Il s’agit d’un thriller nationaliste, qui se porte à la défense du français au Québec, voire en Amérique. Une langue que l’on devrait respecter au Centre Bell, où joue le club montréalais, en chantant l’hymne national uniquement en français. En fait, l’auteur s’immisce dans la querelle linguistique touchant l’avenir de notre langue dans les sports.

Même si Jacques Poulin est un miniaturiste, ses œuvres sont d’une très grande richesse. Ses projets d’écriture englobent tout ce qu’il a écrit. Il traîne ses personnages comme une chatte ses petits. On les retrouve avec bonheur d’une œuvre à l’autre. Ça donne l’impression de lire une suite, qui se renouvelle sous l’angle du sujet abordé, en l’occurrence, dans L’Homme de la Saskatchewan, le fait français en Amérique du Nord.

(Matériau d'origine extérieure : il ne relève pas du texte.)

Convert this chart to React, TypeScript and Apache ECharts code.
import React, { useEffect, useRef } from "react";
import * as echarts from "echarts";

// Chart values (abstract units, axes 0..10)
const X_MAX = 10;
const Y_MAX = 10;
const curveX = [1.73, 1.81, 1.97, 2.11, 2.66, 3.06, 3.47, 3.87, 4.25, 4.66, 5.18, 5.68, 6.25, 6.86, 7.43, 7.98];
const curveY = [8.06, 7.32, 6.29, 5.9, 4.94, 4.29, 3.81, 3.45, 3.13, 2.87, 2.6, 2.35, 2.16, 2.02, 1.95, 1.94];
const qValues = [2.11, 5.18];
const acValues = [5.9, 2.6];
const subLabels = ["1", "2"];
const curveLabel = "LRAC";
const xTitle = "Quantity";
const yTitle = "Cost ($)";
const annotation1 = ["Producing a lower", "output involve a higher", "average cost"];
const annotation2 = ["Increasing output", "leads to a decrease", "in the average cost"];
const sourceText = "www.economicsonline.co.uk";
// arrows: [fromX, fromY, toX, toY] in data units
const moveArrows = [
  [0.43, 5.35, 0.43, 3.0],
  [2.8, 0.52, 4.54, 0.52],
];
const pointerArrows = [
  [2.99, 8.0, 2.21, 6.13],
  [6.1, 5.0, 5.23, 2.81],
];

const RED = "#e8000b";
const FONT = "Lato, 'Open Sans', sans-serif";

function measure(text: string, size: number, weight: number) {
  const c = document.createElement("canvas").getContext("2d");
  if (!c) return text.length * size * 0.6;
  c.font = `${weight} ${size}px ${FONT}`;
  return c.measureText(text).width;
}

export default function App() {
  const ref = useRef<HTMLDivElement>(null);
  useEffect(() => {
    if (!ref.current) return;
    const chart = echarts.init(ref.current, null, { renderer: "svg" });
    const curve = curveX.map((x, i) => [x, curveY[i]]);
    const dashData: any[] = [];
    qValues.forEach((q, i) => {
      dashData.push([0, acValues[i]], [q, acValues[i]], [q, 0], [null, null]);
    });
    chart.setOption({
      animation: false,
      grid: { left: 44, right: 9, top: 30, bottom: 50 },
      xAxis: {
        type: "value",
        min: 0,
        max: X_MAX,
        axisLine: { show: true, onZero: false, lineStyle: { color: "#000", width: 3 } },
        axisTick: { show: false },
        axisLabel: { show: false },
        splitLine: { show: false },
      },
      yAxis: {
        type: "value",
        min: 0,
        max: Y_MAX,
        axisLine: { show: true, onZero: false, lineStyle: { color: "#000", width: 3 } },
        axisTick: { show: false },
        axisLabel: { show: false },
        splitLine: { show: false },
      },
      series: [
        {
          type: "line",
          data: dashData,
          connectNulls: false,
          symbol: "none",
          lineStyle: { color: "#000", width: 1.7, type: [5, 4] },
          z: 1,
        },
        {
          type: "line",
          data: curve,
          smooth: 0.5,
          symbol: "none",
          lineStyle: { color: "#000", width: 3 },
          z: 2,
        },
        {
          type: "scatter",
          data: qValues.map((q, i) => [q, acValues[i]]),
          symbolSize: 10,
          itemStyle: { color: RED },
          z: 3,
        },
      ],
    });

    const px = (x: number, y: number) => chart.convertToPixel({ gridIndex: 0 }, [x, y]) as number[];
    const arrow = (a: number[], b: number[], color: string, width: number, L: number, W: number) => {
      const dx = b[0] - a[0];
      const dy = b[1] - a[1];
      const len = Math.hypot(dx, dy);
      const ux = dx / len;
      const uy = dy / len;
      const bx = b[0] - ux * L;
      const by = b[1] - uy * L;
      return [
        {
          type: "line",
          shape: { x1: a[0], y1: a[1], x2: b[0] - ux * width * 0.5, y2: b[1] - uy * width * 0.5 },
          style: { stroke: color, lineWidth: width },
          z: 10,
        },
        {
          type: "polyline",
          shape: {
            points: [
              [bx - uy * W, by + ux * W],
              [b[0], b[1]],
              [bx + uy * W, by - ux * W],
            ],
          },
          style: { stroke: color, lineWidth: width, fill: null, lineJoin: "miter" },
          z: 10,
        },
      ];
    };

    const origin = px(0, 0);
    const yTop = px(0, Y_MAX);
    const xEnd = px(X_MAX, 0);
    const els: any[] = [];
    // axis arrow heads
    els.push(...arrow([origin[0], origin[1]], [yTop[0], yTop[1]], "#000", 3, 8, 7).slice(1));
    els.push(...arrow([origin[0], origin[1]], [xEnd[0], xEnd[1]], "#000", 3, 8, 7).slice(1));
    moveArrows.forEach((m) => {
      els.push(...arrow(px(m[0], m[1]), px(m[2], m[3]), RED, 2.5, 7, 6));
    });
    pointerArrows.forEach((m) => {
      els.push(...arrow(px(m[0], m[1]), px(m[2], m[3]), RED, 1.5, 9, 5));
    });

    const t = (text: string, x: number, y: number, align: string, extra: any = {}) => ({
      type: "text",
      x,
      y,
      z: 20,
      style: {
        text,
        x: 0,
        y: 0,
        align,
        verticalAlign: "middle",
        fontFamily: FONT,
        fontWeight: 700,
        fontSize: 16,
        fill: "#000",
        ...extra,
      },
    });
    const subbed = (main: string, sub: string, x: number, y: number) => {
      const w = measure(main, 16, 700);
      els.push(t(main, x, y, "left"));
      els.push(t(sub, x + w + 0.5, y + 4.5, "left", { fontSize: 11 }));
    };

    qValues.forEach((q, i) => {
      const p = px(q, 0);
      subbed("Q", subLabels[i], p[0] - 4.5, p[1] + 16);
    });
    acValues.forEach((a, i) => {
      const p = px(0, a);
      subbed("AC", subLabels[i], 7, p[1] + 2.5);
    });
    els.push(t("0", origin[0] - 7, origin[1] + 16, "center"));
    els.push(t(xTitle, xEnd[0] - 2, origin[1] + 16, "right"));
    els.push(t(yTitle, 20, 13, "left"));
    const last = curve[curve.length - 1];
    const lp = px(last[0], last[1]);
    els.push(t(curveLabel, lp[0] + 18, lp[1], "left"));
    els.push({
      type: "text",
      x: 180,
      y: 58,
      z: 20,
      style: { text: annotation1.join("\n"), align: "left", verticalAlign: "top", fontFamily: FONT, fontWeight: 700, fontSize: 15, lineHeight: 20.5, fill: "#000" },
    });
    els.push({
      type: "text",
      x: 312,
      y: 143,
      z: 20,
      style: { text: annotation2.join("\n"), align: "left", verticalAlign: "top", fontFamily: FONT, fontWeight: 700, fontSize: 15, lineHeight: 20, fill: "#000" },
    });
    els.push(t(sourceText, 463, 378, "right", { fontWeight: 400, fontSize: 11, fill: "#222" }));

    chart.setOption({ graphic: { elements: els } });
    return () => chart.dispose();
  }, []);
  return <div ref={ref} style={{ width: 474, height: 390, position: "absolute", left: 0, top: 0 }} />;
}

Et chaque œuvre creuse un peu plus la personnalité du seul héros en fait, le romancier Jack Waterman. Qui est-il ? La réponse est de plus en plus claire si l’on comprend qu’il se cache dans tous les personnages. Avec ce roman, il manifeste son nationalisme à travers un jeune hockeyeur. À travers la Grande Sauterelle, qui revient au Québec avec la célèbre Westfalia (Volkswagen Blues), il projette son désir de liberté sans amarres. Les deux Jack, Kerouac et celui de Poulin, sont sur la même longueur d’onde. C’est en quoi l’œuvre de notre Beauceron se démarque par son américanité. Derrière ces personnages forts se profile Francis « le petit frère », homme en mal d’assurance, surtout depuis qu’il a subi une orchidectomie. Ce n’est pas l’ablation d’un testicule qui va l’empêcher de lorgner les longues cuisses de la Montagnaise. Et de la cuisse à la coupe, il n’y a qu’un pas, disons une main pour attraper le vase qui déborde de concupiscence. Fait rare chez le pudique Poulin, qui procure à ses personnages des libidos de carême.

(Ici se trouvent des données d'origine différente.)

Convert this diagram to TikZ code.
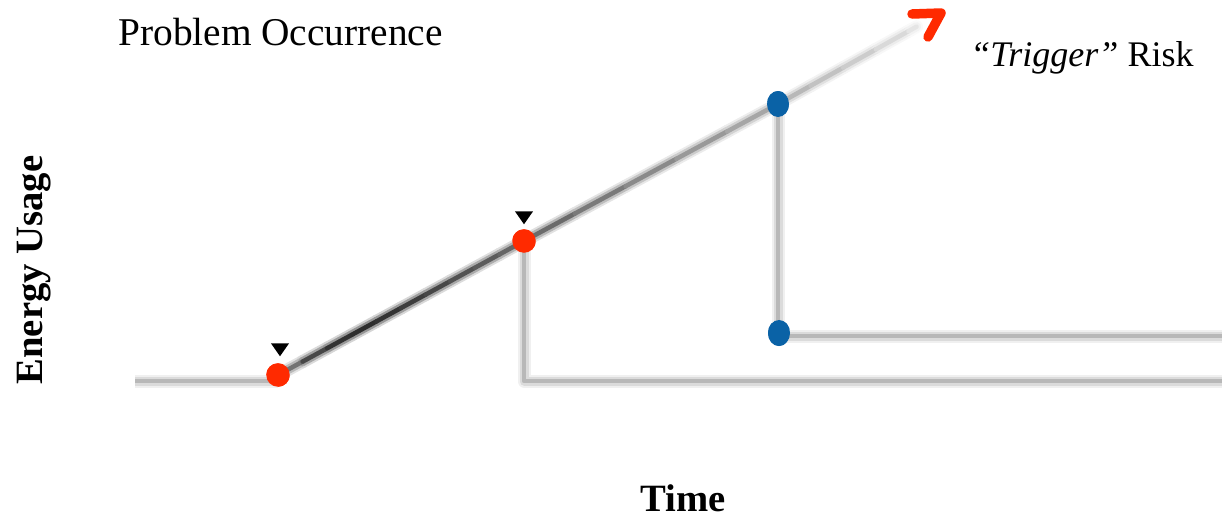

Ce « texticule » enferme une tonne de richesse malgré ses 120 pages, format Acte Sud. Jacques Poulin donne un cours magistral d’écriture avec son roman, cours inspiré par les bons écrivains, en particulier Ernest Hemingway, dont il cite les meilleurs passages sur l’art d’écrire. Bref, amour de la langue, amour de l’écriture, amour de la vie, amour tout court se côtoient en toute amabilité.